J’aime David
Lodge, c’est inconditionnel. Il ne signe pas ici son plus grand roman, mais il
me fait rire, me touche et m’emmène sur des terrains qui m’intéressent
toujours. Ici, c’est la fin de vie. C’est la fin de la vie du travailleur, ici
du professeur de linguistique; de la fonction sociale productive, ici il est à
la retraite et les projets le laissent dorénavant froid; de la vie sexuelle qui
perd de son élan et qui objective avant se ruer face aux pulsions. C’est aussi
la diminution de certaines facultés. Ici, Desmond Barthes devient sourd (David
Lodge devient sourd) et il se voit diminué là où il excellait avant – sa vie
sociale active intellectuellement. Puis il voit son père, musicien, perdre
tranquillement une à une ses facultés intellectuelles jusqu’à ce que Desmond
soit confronté à laver son père, lui changer la couche et en prendre soin; il
réalise que maintenant les rôles sont inversés de père-enfant.
Bien que le
sujet soit sérieux, D. Lodge sait y semer l’humour avec ses bévues de
mal-compréhension due à la surdité et des orthèses auditives fuyantes dont les
piles ne semblent jamais durer longtemps, le père bougonneux, la seconde épouse
qui a déployé ses ailes et qui est parfoit impatiente.
Au journal
intime qu’il tient, Desmond nous fait connaître sa préoccupation du
moment : Alex Loom, étudiante de 27 ans, doctorante mais sans les
capacités, manipulatrice, qui fait l’analyse linguistique de lettres de
suicidés. On ne sait trop quand la vérité commence, ni où elle finit. Clivage
entre professeurs, Desmond se fait prendre au piège de la belle blonde qui
l’utilise comme mentor. Toutefois, il est capable de retenue que seul l’âge, le
vieillissement peut lui donner – on sait ici que ce n’est pas trop une question
de valeur bien qu’il le verbalise ainsi. Son confrère, plus jeune, se fera
prendre au piège. Prétexte pour la manifestation du comportement de l’homme qui
s’affine avec les années, ou qui craint d’échouer au détriment de son image. Il
voit au-delà de sa queue? Pas certaine, son image plutôt.
« La vie
en sourdine », c’est la vie « regardée », en retrait, parce
qu’on ne l’entend plus comme avant et on ne peut plus y participer comme avant.

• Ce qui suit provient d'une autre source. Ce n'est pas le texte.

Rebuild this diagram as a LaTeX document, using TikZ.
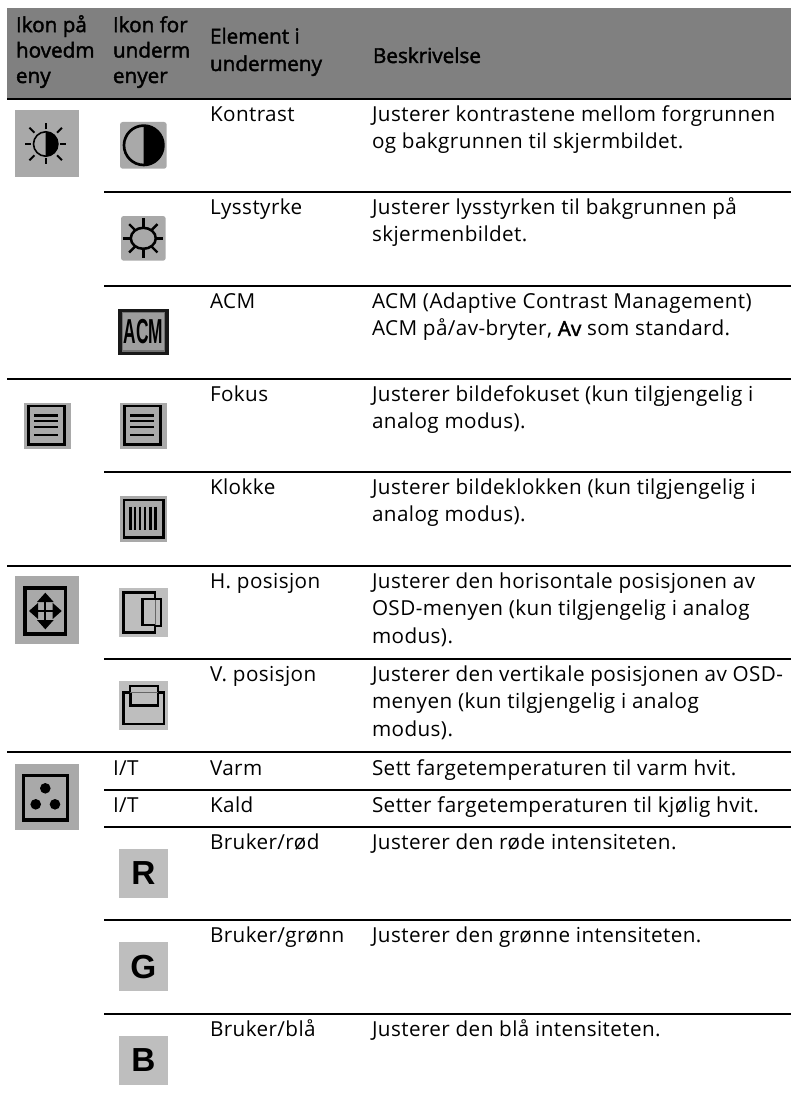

Le regard se transforme, non seulement celui de la personne qui a le handicap,
mais celui qui le regarde; parfois on se dérobe, on se cache pour ne pas
montrer la « dégradation ». Perdre l’ouie, c’est aussi perdre la face
pour le protagoniste. C’est triste. Mais par chance s’il y a un compagnon qui
comprend et qui regarde avec les mêmes yeux qu’avant (ici Winnifred qui tantôt
perd patience, tantôt comprend), et qui pardonne les conséquences de ce que l’on
n’est plus, la vie continue.
Il y a aussi
de ces prises de conscience, comme cette visite à Auschwitz qui remet les
choses en perpective – pour moi, une réminescence pour avoir visité ces lieux
en 1993; des images indélébiles. – Une lettre retrouvée par un commando qui
travaillait à l’extermination et qui savait qu’il ne sortirait pas lui-même
vivant de cet enfer avait laissé ce mot à sa femme : « S’il a pu y avoir, à certains moments, des malentendus
dérisoires dans notre vie, maintenant je vois qu’on était incapables
d’apprécier à sa juste valeur le temps qui passait. » PRISE DE
CONSCIENCE. Le temps qui passe, on n’a pas à l’entendre à grands cris, on n’a
qu’à le regarder minute par minute.
Puis c’est
l’Angleterre, Londres, l’université, l’univers de David Lodge. J’aime.